Gather up all lines that carry the word "matplotlib".

- Record set
•••••

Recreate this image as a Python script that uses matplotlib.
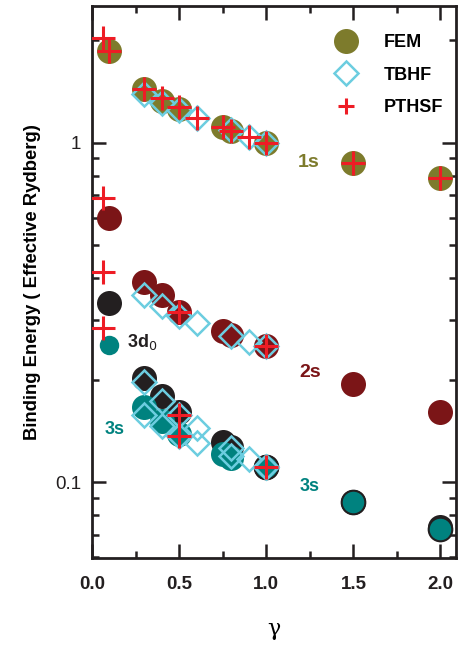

•••••

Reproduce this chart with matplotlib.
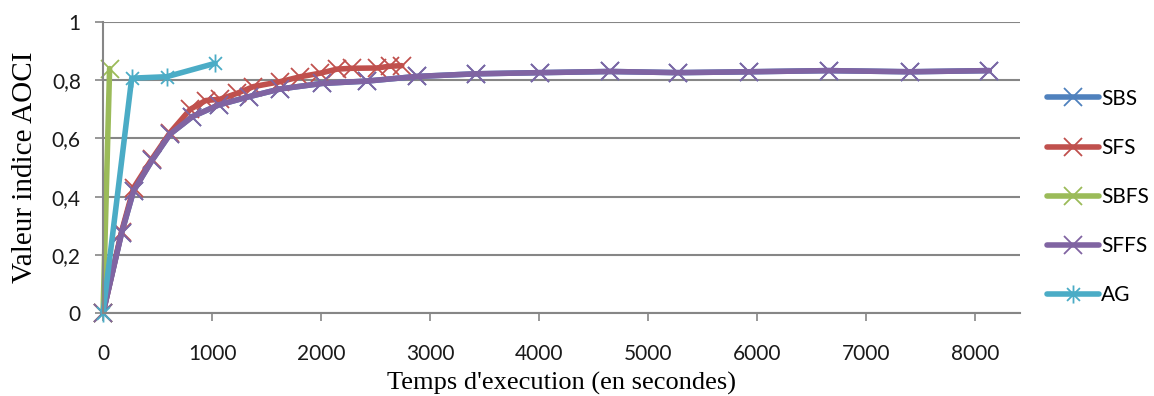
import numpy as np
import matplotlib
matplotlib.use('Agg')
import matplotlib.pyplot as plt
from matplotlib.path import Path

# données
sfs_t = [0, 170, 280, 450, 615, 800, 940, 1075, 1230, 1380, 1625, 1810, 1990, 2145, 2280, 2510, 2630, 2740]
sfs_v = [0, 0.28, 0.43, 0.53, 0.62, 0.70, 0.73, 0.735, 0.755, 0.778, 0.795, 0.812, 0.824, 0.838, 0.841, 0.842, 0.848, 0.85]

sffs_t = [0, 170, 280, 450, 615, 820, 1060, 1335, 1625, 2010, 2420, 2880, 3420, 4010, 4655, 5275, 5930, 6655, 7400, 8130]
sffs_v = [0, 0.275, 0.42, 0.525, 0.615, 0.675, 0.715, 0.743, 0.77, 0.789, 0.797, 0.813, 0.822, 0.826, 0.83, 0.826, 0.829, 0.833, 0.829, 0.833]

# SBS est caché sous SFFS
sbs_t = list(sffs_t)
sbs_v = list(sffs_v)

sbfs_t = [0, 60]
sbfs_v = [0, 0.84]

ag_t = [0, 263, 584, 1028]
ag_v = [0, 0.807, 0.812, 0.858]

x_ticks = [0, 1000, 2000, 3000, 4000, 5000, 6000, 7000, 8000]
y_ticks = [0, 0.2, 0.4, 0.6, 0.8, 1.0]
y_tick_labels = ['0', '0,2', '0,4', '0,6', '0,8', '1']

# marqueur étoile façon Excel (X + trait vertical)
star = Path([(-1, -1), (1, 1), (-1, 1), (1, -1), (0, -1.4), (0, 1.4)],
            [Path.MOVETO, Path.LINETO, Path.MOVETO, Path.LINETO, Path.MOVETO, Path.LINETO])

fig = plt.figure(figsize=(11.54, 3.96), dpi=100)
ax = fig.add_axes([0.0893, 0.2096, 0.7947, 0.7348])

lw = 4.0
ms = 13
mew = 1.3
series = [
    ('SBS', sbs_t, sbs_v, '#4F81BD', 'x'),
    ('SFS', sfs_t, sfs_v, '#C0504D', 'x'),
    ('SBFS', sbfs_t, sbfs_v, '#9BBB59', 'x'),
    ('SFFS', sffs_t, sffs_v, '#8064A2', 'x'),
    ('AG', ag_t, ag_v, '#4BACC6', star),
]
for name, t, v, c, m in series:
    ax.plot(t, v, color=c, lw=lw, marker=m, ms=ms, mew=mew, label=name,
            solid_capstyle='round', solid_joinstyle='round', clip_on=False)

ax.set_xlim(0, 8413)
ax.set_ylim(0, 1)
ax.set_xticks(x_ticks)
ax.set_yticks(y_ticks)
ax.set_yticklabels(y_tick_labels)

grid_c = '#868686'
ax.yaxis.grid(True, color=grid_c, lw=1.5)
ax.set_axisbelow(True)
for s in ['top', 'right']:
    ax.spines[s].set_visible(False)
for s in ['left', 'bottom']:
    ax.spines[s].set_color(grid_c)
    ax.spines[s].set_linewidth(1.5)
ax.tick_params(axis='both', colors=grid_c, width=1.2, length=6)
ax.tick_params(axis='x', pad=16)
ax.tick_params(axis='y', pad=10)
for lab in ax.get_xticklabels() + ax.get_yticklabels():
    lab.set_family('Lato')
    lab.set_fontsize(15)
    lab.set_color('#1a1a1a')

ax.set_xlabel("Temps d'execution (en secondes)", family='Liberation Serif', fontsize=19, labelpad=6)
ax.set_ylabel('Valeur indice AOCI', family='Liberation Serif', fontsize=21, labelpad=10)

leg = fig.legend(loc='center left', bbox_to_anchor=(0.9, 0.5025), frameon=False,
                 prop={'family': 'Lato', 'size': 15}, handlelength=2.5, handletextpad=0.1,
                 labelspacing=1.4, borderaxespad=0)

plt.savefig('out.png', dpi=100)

•••••

- Answer for the task
Recreate this image as a Python script that uses matplotlib.
Reproduce this chart with matplotlib.
import matplotlib
matplotlib.use('Agg')
import matplotlib.pyplot as plt
from matplotlib.path import Path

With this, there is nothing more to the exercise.